Aim
Retype every line from the top of the entries down to the one with "Chart.register(...registerables);", both included, and skip the pictures.

Data excerpts
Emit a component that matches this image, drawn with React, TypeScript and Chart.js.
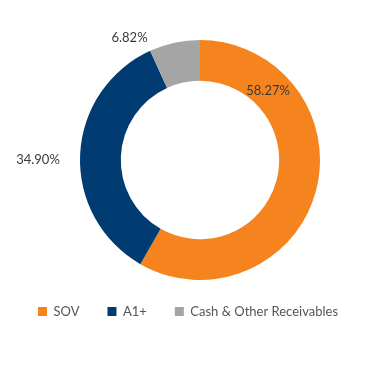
import React, { useEffect, useRef } from "react";
import { Chart, registerables } from "chart.js";

Chart.register(...registerables);

const categories = ["SOV", "A1+", "Cash & Other Receivables"];
const values = [58.27, 34.9, 6.82];
const colors = ["#F5841F", "#003B71", "#A5A5A5"];
// label placement per slice: angle (deg clockwise from top) and radius (px from center)
const labelAngles = [44.6, 270, 330];
const labelRadii = [97, 162, 141];

const labelPlugin = {
  id: "sliceLabels",
  afterLayout(chart: any) {
    const lg = chart.legend;
    if (lg) {
      lg.left -= 12;
      lg.right -= 12;
      lg.top -= 3;
      lg.bottom -= 3;
    }
  },
  afterDatasetsDraw(chart: any) {
    const meta = chart.getDatasetMeta(0);
    const ctx = chart.ctx;
    ctx.save();
    ctx.font = "13px Lato, 'Open Sans', sans-serif";
    ctx.fillStyle = "#3a3a3a";
    ctx.textAlign = "center";
    ctx.textBaseline = "middle";
    meta.data.forEach((arc: any, i: number) => {
      const a = (labelAngles[i] * Math.PI) / 180;
      const x = arc.x + Math.sin(a) * labelRadii[i];
      const y = arc.y - Math.cos(a) * labelRadii[i];
      ctx.fillText(values[i].toFixed(2) + "%", x, y);
    });
    ctx.restore();
  },
};

export default function App() {
  const ref = useRef<HTMLCanvasElement>(null);
  useEffect(() => {
    document.body.style.margin = "0";
    document.body.style.overflow = "hidden";
    const chart = new Chart(ref.current!, {
      type: "doughnut",
      data: {
        labels: categories,
        datasets: [
          {
            data: values,
            backgroundColor: colors,
            borderWidth: 0,
          },
        ],
      },
      options: {
        animation: false,
        responsive: false,
        cutout: "66%",
        layout: { padding: { top: 40, left: 0, right: 0, bottom: 59 } },
        plugins: {
          tooltip: { enabled: false },
          legend: {
            position: "bottom",
            labels: {
              boxWidth: 9,
              boxHeight: 9,
              padding: 28,
              color: "#555",
              font: { family: "Lato, 'Open Sans', sans-serif", size: 13 },
            },
          },
        },
      },
      plugins: [labelPlugin],
    });
    return () => chart.destroy();
  }, []);
  return (
    <div style={{ width: 369, height: 390, background: "#fff", overflow: "hidden" }}>
      <canvas ref={ref} width={400} height={390} />
    </div>
  );
}
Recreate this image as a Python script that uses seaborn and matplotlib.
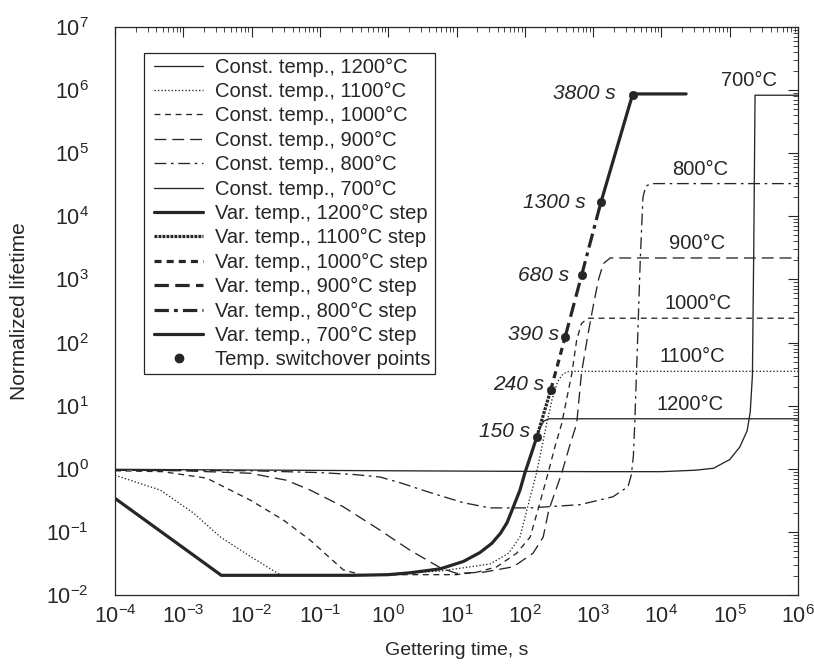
import numpy as np
import pandas as pd
import matplotlib
matplotlib.use('Agg')
import matplotlib.pyplot as plt
import matplotlib.ticker as mticker
from matplotlib.lines import Line2D
from matplotlib.patches import Rectangle
from matplotlib.transforms import IdentityTransform
from matplotlib.legend_handler import HandlerLine2D
import seaborn as sns

# ---------------- data ----------------
# Constant-temperature curves (time in s, normalized lifetime)
const_1200_t = [1e-4, 3.6e-3, 3.2e-2, 0.32, 1.0, 2.1, 5.8, 12.6, 22, 33, 44, 55, 65, 85, 100, 126, 150, 170, 190, 225, 1e6]
const_1200_y = [0.34, 0.0205, 0.0205, 0.0205, 0.021, 0.0225, 0.026, 0.034, 0.047, 0.066, 0.095, 0.14, 0.22, 0.46, 0.85, 1.8, 3.2, 4.6, 5.7, 6.2, 6.2]

const_1100_t = [1e-4, 4.6e-4, 1.4e-3, 3.5e-3, 9.5e-3, 2.6e-2, 1.0, 5.8, 16, 31, 58, 85, 107, 148, 178, 209, 251, 302, 363, 447, 1e6]
const_1100_y = [0.79, 0.46, 0.20, 0.083, 0.041, 0.021, 0.021, 0.024, 0.028, 0.031, 0.046, 0.083, 0.22, 0.85, 2.2, 5.2, 12.6, 24, 32, 35, 35]

const_1000_t = [1e-4, 5e-4, 2.2e-3, 9.5e-3, 2.9e-2, 7.2e-2, 0.22, 0.4, 10, 20, 39, 76, 120, 155, 219, 275, 347, 490, 575, 676, 832, 1e6]
const_1000_y = [0.93, 0.90, 0.71, 0.32, 0.155, 0.074, 0.025, 0.021, 0.021, 0.023, 0.028, 0.046, 0.083, 0.22, 0.85, 2.2, 5.2, 33, 110, 200, 243, 243]

const_900_t = [1e-4, 1e-3, 9.5e-3, 3.2e-2, 7.2e-2, 0.22, 0.68, 2.1, 5.8, 10, 25, 68, 132, 186, 224, 347, 447, 575, 676, 832, 1000, 1200, 1410, 1780, 1e6]
const_900_y = [0.95, 0.93, 0.85, 0.66, 0.46, 0.25, 0.115, 0.051, 0.027, 0.022, 0.023, 0.028, 0.046, 0.083, 0.22, 0.85, 2.2, 5.2, 33, 126, 370, 1000, 1780, 2190, 2190]

const_800_t = [1e-4, 1e-2, 0.1, 0.32, 0.76, 1.5, 4.1, 12.6, 31, 120, 646, 1950, 3240, 3630, 3890, 4070, 4470, 4900, 5370, 5890, 7080, 1e6]
const_800_y = [0.95, 0.93, 0.87, 0.81, 0.74, 0.60, 0.42, 0.29, 0.24, 0.24, 0.27, 0.36, 0.52, 0.8, 1.6, 5.2, 100, 2000, 20000, 30000, 33000, 33000]

const_700_t = [1e-4, 1.0, 1e3, 1e4, 3.2e4, 5.8e4, 1e5, 1.4e5, 1.8e5, 2.0e5, 2.15e5, 2.25e5, 2.35e5, 1e6]
const_700_y = [0.98, 0.93, 0.90, 0.90, 0.95, 1.02, 1.4, 2.2, 4.0, 8.0, 30, 3000, 8.3e5, 8.3e5]

# Variable-temperature schedule (thick line), one segment per temperature step
var_1200_t = [1e-4, 3.6e-3, 3.2e-2, 0.32, 1.0, 2.1, 5.8, 12.6, 22, 33, 44, 55, 65, 85, 100, 126, 150]
var_1200_y = [0.34, 0.0205, 0.0205, 0.0205, 0.021, 0.0225, 0.026, 0.034, 0.047, 0.066, 0.095, 0.14, 0.22, 0.46, 0.85, 1.8, 3.2]
var_1100_t = [150, 240]
var_1100_y = [3.2, 17.8]
var_1000_t = [240, 390]
var_1000_y = [17.8, 123]
var_900_t = [390, 680]
var_900_y = [123, 1175]
var_800_t = [680, 1300]
var_800_y = [1175, 16600]
var_700_t = [1300, 3470, 3800, 4500, 23000]
var_700_y = [16600, 6.2e5, 8.5e5, 8.7e5, 8.7e5]

switch_t = [150, 240, 390, 680, 1300, 3800]
switch_y = [3.2, 17.8, 123, 1175, 16600, 8.5e5]
switch_labels = ['150 s', '240 s', '390 s', '680 s', '1300 s', '3800 s']

temp_labels = ['700°C', '800°C', '900°C', '1000°C', '1100°C', '1200°C']
temp_plateau = [8.3e5, 33000, 2190, 243, 35, 6.2]

legend_labels = ['Const. temp., 1200°C', 'Const. temp., 1100°C', 'Const. temp., 1000°C',
                 'Const. temp., 900°C', 'Const. temp., 800°C', 'Const. temp., 700°C',
                 'Var. temp., 1200°C step', 'Var. temp., 1100°C step', 'Var. temp., 1000°C step',
                 'Var. temp., 900°C step', 'Var. temp., 800°C step', 'Var. temp., 700°C step',
                 'Temp. switchover points']

# ---------------- layout / style (not data) ----------------
temp_label_x = [1.9e5, 3.7e4, 3.3e4, 3.5e4, 2.8e4, 2.6e4]
switch_offsets = [(-4.5, 4), (-4.5, 4), (-4.5, 2), (-9, 0), (-11, 0), (-12, 1)]

sns.set_style('white')
plt.rcParams['font.family'] = ['Liberation Sans', 'DejaVu Sans']
plt.rcParams['mathtext.fontset'] = 'custom'
plt.rcParams['mathtext.rm'] = 'Liberation Sans'
plt.rcParams['mathtext.it'] = 'Liberation Sans:italic'
plt.rcParams['mathtext.default'] = 'regular'

INK = '#262626'

fig = plt.figure(figsize=(8.14, 6.67), dpi=100)
ax = fig.add_axes([115 / 814, 72 / 667, 683 / 814, 568 / 667])
ax.set_xscale('log')
ax.set_yscale('log')


def draw(t, y, label, ls, lw, z):
    df = pd.DataFrame({'t': t, 'y': y})
    sns.lineplot(data=df, x='t', y='y', ax=ax, color=INK, linestyle=ls, linewidth=lw,
                 estimator=None, sort=False, legend=False, zorder=z)
    line = ax.lines[-1]
    line.set_label(label)
    return line


thin = 0.95
thick = 2.3
h = []
h.append(draw(const_1200_t, const_1200_y, legend_labels[0], '-', thin, 2))
h.append(draw(const_1100_t, const_1100_y, legend_labels[1], (0, (1, 1.6)), thin, 2))
h.append(draw(const_1000_t, const_1000_y, legend_labels[2], (0, (4.5, 3.5)), thin, 2))
h.append(draw(const_900_t, const_900_y, legend_labels[3], (0, (9, 4.5)), thin, 2))
h.append(draw(const_800_t, const_800_y, legend_labels[4], (0, (9, 3.5, 2, 3.5)), thin, 2))
h.append(draw(const_700_t, const_700_y, legend_labels[5], '-', thin, 2))
h.append(draw(var_1200_t, var_1200_y, legend_labels[6], '-', thick, 3))
h.append(draw(var_1100_t, var_1100_y, legend_labels[7], (0, (0.9, 0.35)), thick, 3))
h.append(draw(var_1000_t, var_1000_y, legend_labels[8], (0, (2.2, 1.6)), thick, 3))
h.append(draw(var_900_t, var_900_y, legend_labels[9], (0, (4.5, 2.0)), thick, 3))
h.append(draw(var_800_t, var_800_y, legend_labels[10], (0, (4.5, 1.6, 1.2, 1.6)), thick, 3))
h.append(draw(var_700_t, var_700_y, legend_labels[11], '-', thick, 3))

sns.scatterplot(x=switch_t, y=switch_y, ax=ax, s=36, color=INK, edgecolor=INK,
                linewidth=0.5, zorder=5, legend=False)
dot_handle = Line2D([], [], ls='none', marker='o', ms=6, color=INK, label=legend_labels[12])
h.append(dot_handle)

for lbl, t, y, off in zip(switch_labels, switch_t, switch_y, switch_offsets):
    ax.annotate(lbl, (t, y), xytext=off, textcoords='offset points', ha='right', va='center',
                fontsize=15, style='italic', color=INK)

for lbl, t, y in zip(temp_labels, temp_label_x, temp_plateau):
    ax.annotate(lbl, (t, y), xytext=(0, 10.5), textcoords='offset points', ha='center',
                va='center', fontsize=14.5, color=INK)

ax.set_xlim(1e-4, 1e6)
ax.set_ylim(1e-2, 1e7)
for axis in (ax.xaxis, ax.yaxis):
    axis.set_major_locator(mticker.LogLocator(base=10, numticks=40))
    axis.set_minor_locator(mticker.LogLocator(base=10, subs=np.arange(2, 10), numticks=400))
    axis.set_minor_formatter(mticker.NullFormatter())
    axis.get_offset_text().set_visible(False)
ax.tick_params(which='both', direction='in', top=True, right=True, color=INK, labelcolor=INK,
               labelsize=15.5)
ax.tick_params(which='major', length=7, width=0.8)
ax.tick_params(which='minor', length=3.5, width=0.6)
ax.tick_params(axis='y', which='major', pad=19)
ax.tick_params(axis='x', which='major', pad=7)
for sp in ax.spines.values():
    sp.set_color(INK)
    sp.set_linewidth(0.9)

ax.set_xlabel('Gettering time, s', fontsize=14, color=INK)
ax.set_ylabel('Normalized lifetime', fontsize=15, color=INK)
ax.xaxis.set_label_coords(0.5, -0.082)
ax.yaxis.set_label_coords(-0.126, 0.5)


class RightDot(HandlerLine2D):
    def get_xdata(self, legend, xdescent, ydescent, width, height, fontsize):
        xd, xm = super().get_xdata(legend, xdescent, ydescent, width, height, fontsize)
        return xd, np.array([-xdescent + 0.9 * width])


leg = ax.legend(handles=h, loc='upper left', bbox_to_anchor=((150 - 115) / 683, 0.954),
                borderaxespad=0, frameon=False, fontsize=14.5,
                handlelength=2.4, handletextpad=0.6, labelspacing=0.265, borderpad=0.22,
                handler_map={dot_handle: RightDot(numpoints=1)})
for t in leg.get_texts():
    t.set_color(INK)

# frame around the legend, with a wider left margin as in the reference
fig.canvas.draw()
bb = leg.get_window_extent(fig.canvas.get_renderer())
frame = Rectangle((bb.x0 - 6, bb.y0), bb.width + 6, bb.height, transform=IdentityTransform(),
                  fill=False, edgecolor=INK, linewidth=0.9, zorder=6)
fig.add_artist(frame)

fig.savefig('out.png', dpi=100, facecolor='white')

Full response
Emit a component that matches this image, drawn with React, TypeScript and Chart.js.
import React, { useEffect, useRef } from "react";
import { Chart, registerables } from "chart.js";

Chart.register(...registerables);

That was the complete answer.